Stated task
Retype the opening lines of the listing below, ending with the line that contains "angle = np.arange(0, 91)", and leave out any pictures.

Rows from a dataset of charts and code
⟨
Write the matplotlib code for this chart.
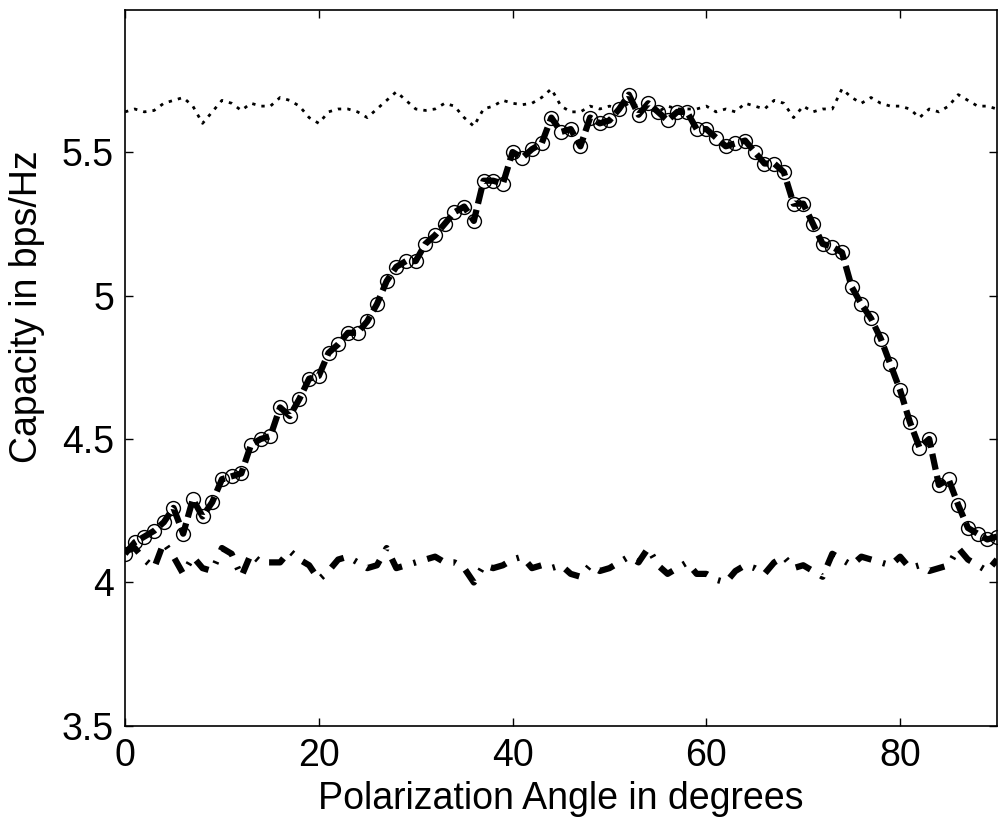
import numpy as np
import matplotlib
matplotlib.use("Agg")
import matplotlib.pyplot as plt

plt.rcParams['font.family'] = ['Liberation Sans', 'DejaVu Sans']

# polarization angle, 1 degree steps
angle = np.arange(0, 91)

# capacity (bps/Hz)
cap_top = [5.64, 5.65, 5.64, 5.645, 5.67, 5.68, 5.69, 5.66, 5.60, 5.64,
           5.68, 5.67, 5.645, 5.67, 5.66, 5.66, 5.69, 5.68, 5.66, 5.62,
           5.60, 5.64, 5.65, 5.65, 5.64, 5.62, 5.65, 5.68, 5.71, 5.68,
           5.65, 5.645, 5.65, 5.67, 5.66, 5.62, 5.59, 5.65, 5.66, 5.68,
           5.67, 5.665, 5.67, 5.69, 5.72, 5.66, 5.64, 5.64, 5.66, 5.65,
           5.66, 5.65, 5.67, 5.66, 5.65, 5.64, 5.66, 5.65, 5.65, 5.65,
           5.66, 5.64, 5.65, 5.64, 5.67, 5.66, 5.65, 5.68, 5.67, 5.62,
           5.66, 5.64, 5.65, 5.65, 5.72, 5.69, 5.67, 5.69, 5.67, 5.66,
           5.66, 5.65, 5.62, 5.65, 5.64, 5.66, 5.70, 5.68, 5.66, 5.66,
           5.65]

cap_mid = [4.10, 4.14, 4.16, 4.18, 4.21, 4.26, 4.17, 4.29, 4.23, 4.28,
           4.36, 4.37, 4.38, 4.48, 4.50, 4.51, 4.61, 4.58, 4.64, 4.71,
           4.72, 4.80, 4.83, 4.87, 4.87, 4.91, 4.97, 5.05, 5.10, 5.12,
           5.12, 5.18, 5.21, 5.25, 5.29, 5.31, 5.26, 5.40, 5.40, 5.39,
           5.50, 5.48, 5.51, 5.53, 5.62, 5.57, 5.58, 5.52, 5.62, 5.60,
           5.61, 5.65, 5.70, 5.63, 5.67, 5.64, 5.61, 5.64, 5.64, 5.58,
           5.58, 5.55, 5.52, 5.53, 5.54, 5.50, 5.46, 5.46, 5.43, 5.32,
           5.32, 5.25, 5.18, 5.17, 5.15, 5.03, 4.97, 4.92, 4.85, 4.76,
           4.67, 4.56, 4.47, 4.50, 4.34, 4.36, 4.27, 4.19, 4.17, 4.15,
           4.16]

cap_low = [4.11, 4.12, 4.08, 4.05, 4.14, 4.09, 4.03, 4.09, 4.05, 4.04,
           4.12, 4.10, 4.02, 4.10, 4.07, 4.07, 4.07, 4.11, 4.08, 4.06,
           4.01, 4.04, 4.08, 4.09, 4.07, 4.05, 4.06, 4.12, 4.05, 4.06,
           4.07, 4.08, 4.09, 4.07, 4.07, 4.05, 4.00, 4.06, 4.05, 4.06,
           4.08, 4.09, 4.05, 4.06, 4.05, 4.06, 4.03, 4.02, 4.06, 4.04,
           4.05, 4.07, 4.09, 4.07, 4.12, 4.06, 4.03, 4.05, 4.07, 4.03,
           4.03, 4.01, 4.00, 4.04, 4.06, 4.05, 4.03, 4.07, 4.09, 4.05,
           4.06, 4.04, 4.02, 4.10, 4.08, 4.06, 4.09, 4.08, 4.07, 4.06,
           4.09, 4.05, 4.06, 4.04, 4.05, 4.06, 4.12, 4.08, 4.06, 4.04,
           4.08]

x_ticks = [0, 20, 40, 60, 80]
y_ticks = [3.5, 4, 4.5, 5, 5.5]

fig = plt.figure(figsize=(9.98, 8.19), dpi=100)
ax = fig.add_axes([0.1253, 0.1136, 0.8737, 0.8742])

ax.plot(angle, cap_top, color='black', linewidth=2.0, linestyle=(0, (1.2, 2.2)))
ax.plot(angle, cap_low, color='black', linewidth=4.5, linestyle=(0, (2.6, 1.9, 0.4, 1.9)))
ax.plot(angle, cap_mid, color='black', linewidth=4.5, linestyle=(0, (2.6, 1.0)),
        marker='o', markersize=10, markerfacecolor='none',
        markeredgecolor='black', markeredgewidth=1.0)

ax.set_xlim(0, 90)
ax.set_ylim(3.5, 5.995)
ax.set_xticks(x_ticks)
ax.set_yticks(y_ticks)
ax.set_yticklabels(['3.5', '4', '4.5', '5', '5.5'])
ax.tick_params(direction='in', length=6, width=1.0, top=True, right=True,
               labelsize=27)
ax.tick_params(axis='x', pad=9)
ax.tick_params(axis='y', pad=8)
for s in ax.spines.values():
    s.set_linewidth(1.2)

ax.set_xlabel('Polarization Angle in degrees', fontsize=27, labelpad=5)
ax.set_ylabel('Capacity in bps/Hz', fontsize=27)
ax.yaxis.set_label_coords(-0.092, 0.585)

fig.savefig('out.png', dpi=100)
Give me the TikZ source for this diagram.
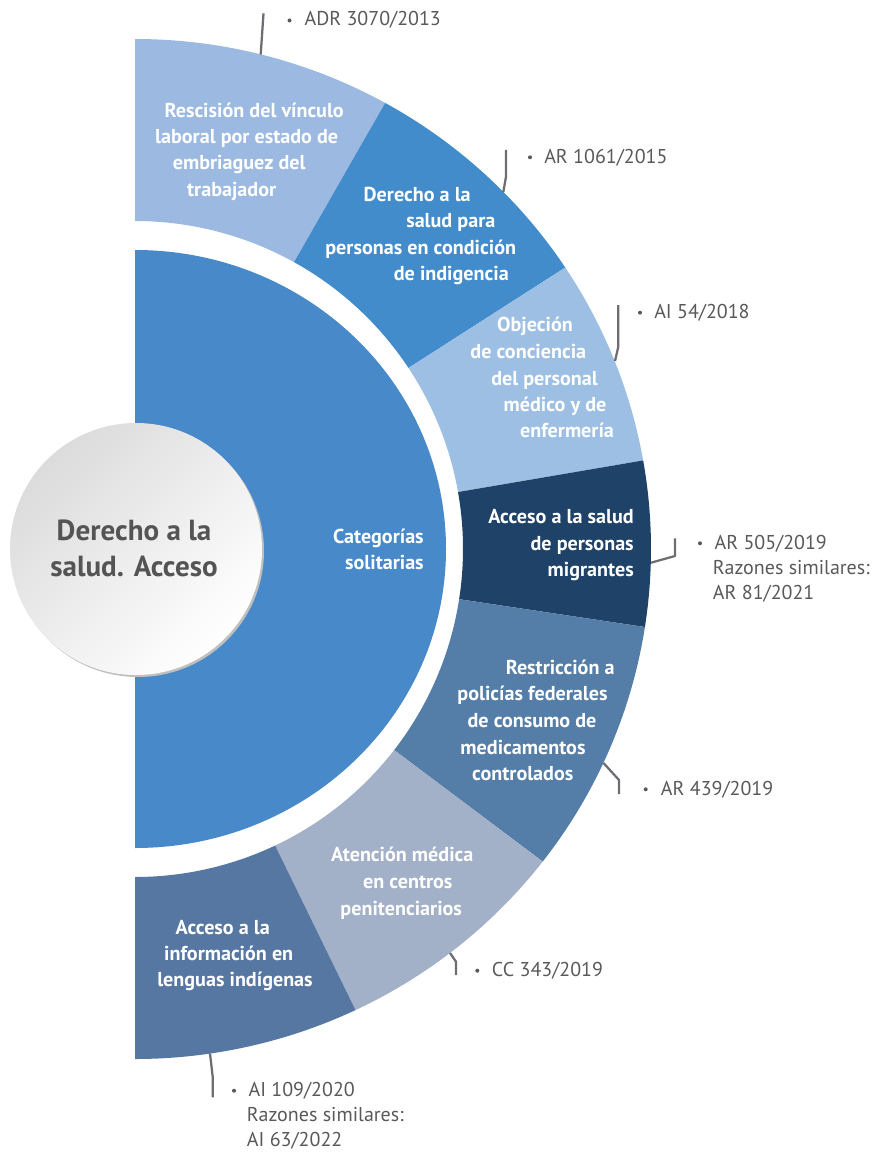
\documentclass[tikz,border=0pt]{standalone}
\usepackage{fontspec}
\setmainfont{PT Sans}
\usetikzlibrary{calc}
\definecolor{cA}{HTML}{9BB9E1}
\definecolor{cB}{HTML}{438CCB}
\definecolor{cC}{HTML}{9DBFE4}
\definecolor{cD}{HTML}{1F4269}
\definecolor{cE}{HTML}{547DA8}
\definecolor{cF}{HTML}{A2B0C8}
\definecolor{cG}{HTML}{5677A2}
\definecolor{cIn}{HTML}{4889CA}
\definecolor{labelgray}{HTML}{58595B}
\definecolor{leadgray}{HTML}{6D6E71}
\definecolor{hubtext}{HTML}{545454}
\newcommand{\ringseg}[3]{%
  \fill[#3] ($(C)+(#1:328)$) -- ($(C)+({516*cos(#1)},{510*sin(#1)})$)
     arc[start angle=#1, end angle=#2, x radius=516, y radius=510]
     -- ($(C)+(#2:328)$) arc[start angle=#2, end angle=#1, radius=328] -- cycle;}
\begin{document}
\begin{tikzpicture}[x=0.75pt,y=0.75pt,
  wt/.style={text=white,font=\bfseries\fontsize{15.1}{18}\selectfont,anchor=base,inner sep=0pt},
  lb/.style={text=labelgray,font=\fontsize{15}{18}\selectfont,anchor=base west,inner sep=0pt},
  leader/.style={draw=leadgray,line width=1.7pt,line join=round},
  dot/.style={circle,fill=labelgray,inner sep=0pt,minimum size=3pt},
  hub/.style={circle,minimum size=189pt,inner sep=0pt},
  hubt/.style={text=hubtext,font=\bfseries\fontsize{21.8}{26}\selectfont,anchor=base,inner sep=0pt}]
\useasboundingbox (0,0) rectangle (877,-1152);
\coordinate (C) at (135,-549);
% ring segments
\ringseg{61}{90}{cA}
\ringseg{33.5}{61}{cB}
\ringseg{10}{33.5}{cC}
\ringseg{-8.8}{10}{cD}
\ringseg{-37.8}{-8.8}{cE}
\ringseg{-64.7}{-37.8}{cF}
\ringseg{-90}{-64.7}{cG}
% inner half ellipse
\fill[cIn] (135,-250) arc[start angle=90, end angle=-90, x radius=311, y radius=299] -- cycle;
% hub
\node[hub,fill=black!25] (hubshadow) at (138,-551) {};
\node[hub,shading=axis,top color=black!14,bottom color=white,shading angle=45] (hub) at (136,-549) {};
\node[hubt] (h1) at (134,-540) {Derecho a la};
\node[hubt] (h2) at (134,-576.7) {salud. Acceso};
% inner text
\node[wt,anchor=base east] (i1) at (424,-543.3) {Categorías};
\node[wt,anchor=base east] (i2) at (424,-569) {solitarias};
% segment 1
\node[wt] (a1) at (254.2,-117.3) {Rescisión del vínculo};
\node[wt] (a2) at (246.7,-144) {laboral por estado de};
\node[wt] (a3) at (239.2,-170) {embriaguez del};
\node[wt] (a4) at (231.7,-196.7) {trabajador};
% segment 2
\node[wt] (b1) at (417.2,-201) {Derecho a la};
\node[wt] (b2) at (450.8,-227.7) {salud para};
\node[wt] (b3) at (420.7,-254) {personas en condición};
\node[wt] (b4) at (451.3,-280.7) {de indigencia};
% segment 3
\node[wt] (c1) at (535,-331.7) {Objeción};
\node[wt] (c2) at (528.3,-358.3) {de conciencia};
\node[wt] (c3) at (544.5,-385) {del personal};
\node[wt] (c4) at (555,-411.7) {médico y de};
\node[wt] (c5) at (567,-437.7) {enfermería};
% segment 4
\node[wt,anchor=base east] (d1) at (634,-523.3) {Acceso a la salud};
\node[wt,anchor=base east] (d2) at (634,-550) {de personas};
\node[wt,anchor=base east] (d3) at (634,-576.7) {migrantes};
% segment 5
\node[wt] (e1) at (560.2,-674) {Restricción a};
\node[wt] (e2) at (532.5,-700) {policías federales};
\node[wt] (e3) at (532,-727.3) {de consumo de};
\node[wt] (e4) at (523,-754) {medicamentos};
\node[wt] (e5) at (522.8,-780) {controlados};
% segment 6
\node[wt] (f1) at (402.3,-861.7) {Atención médica};
\node[wt] (f2) at (407.8,-888.3) {en centros};
\node[wt] (f3) at (401.2,-915) {penitenciarios};
% segment 7
\node[wt] (g1) at (222.8,-934.3) {Acceso a la};
\node[wt] (g2) at (228.7,-960) {información en};
\node[wt] (g3) at (235,-986.7) {lenguas indígenas};
% labels
\node[dot] (pA) at (289.5,-20.5) {};
\node[lb] (lA) at (304.3,-26) {ADR 3070/2013};
\node[dot] (pB) at (530,-157.3) {};
\node[lb] (lB) at (544,-163.3) {AR 1061/2015};
\node[dot] (pC) at (640,-312.7) {};
\node[lb] (lC) at (654,-318.3) {AI 54/2018};
\node[dot] (pD) at (700,-543.3) {};
\node[lb] (lD1) at (714.3,-549) {AR 505/2019};
\node[lb] (lD2) at (712.7,-574) {Razones similares:};
\node[lb] (lD3) at (712.7,-599.3) {AR 81/2021};
\node[dot] (pE) at (645.7,-789.3) {};
\node[lb] (lE) at (660.7,-795) {AR 439/2019};
\node[dot] (pF) at (477.3,-970.7) {};
\node[lb] (lF) at (491.7,-976) {CC 343/2019};
\node[dot] (pG) at (234,-1090.7) {};
\node[lb] (lG1) at (248.3,-1096) {AI 109/2020};
\node[lb] (lG2) at (246.7,-1121.7) {Razones similares:};
\node[lb] (lG3) at (246.7,-1146.7) {AI 63/2022};
% leaders
\coordinate (eA) at (260.7,-54.5);
\coordinate (tA) at (263.5,-13.3);
\draw[leader] (eA) -- (tA);
\coordinate (eB) at (503.3,-192);
\coordinate (kB) at (506,-176.7);
\coordinate (tB) at (506,-150);
\draw[leader] (eB) -- (kB) -- (tB);
\coordinate (eC) at (615,-361);
\coordinate (kC) at (618.3,-346.7);
\coordinate (tC) at (618.3,-305);
\draw[leader] (eC) -- (kC) -- (tC);
\coordinate (eD) at (651,-562.7);
\coordinate (kD) at (675,-556);
\coordinate (tD) at (675,-538.3);
\draw[leader] (eD) -- (kD) -- (tD);
\coordinate (eE) at (603.5,-763);
\coordinate (kE) at (619,-780);
\coordinate (tE) at (619,-794);
\draw[leader] (eE) -- (kE) -- (tE);
\coordinate (eF) at (450,-953);
\coordinate (kF) at (456,-961.7);
\coordinate (tF) at (456,-975);
\draw[leader] (eF) -- (kF) -- (tF);
\coordinate (eG) at (210,-1053.5);
\coordinate (kG) at (212.7,-1076.7);
\coordinate (tG) at (212.7,-1097.3);
\draw[leader] (eG) -- (kG) -- (tG);
\end{tikzpicture}
\end{document}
⟩
Solved exercise
Write the matplotlib code for this chart.
import numpy as np
import matplotlib
matplotlib.use("Agg")
import matplotlib.pyplot as plt

plt.rcParams['font.family'] = ['Liberation Sans', 'DejaVu Sans']

# polarization angle, 1 degree steps
angle = np.arange(0, 91)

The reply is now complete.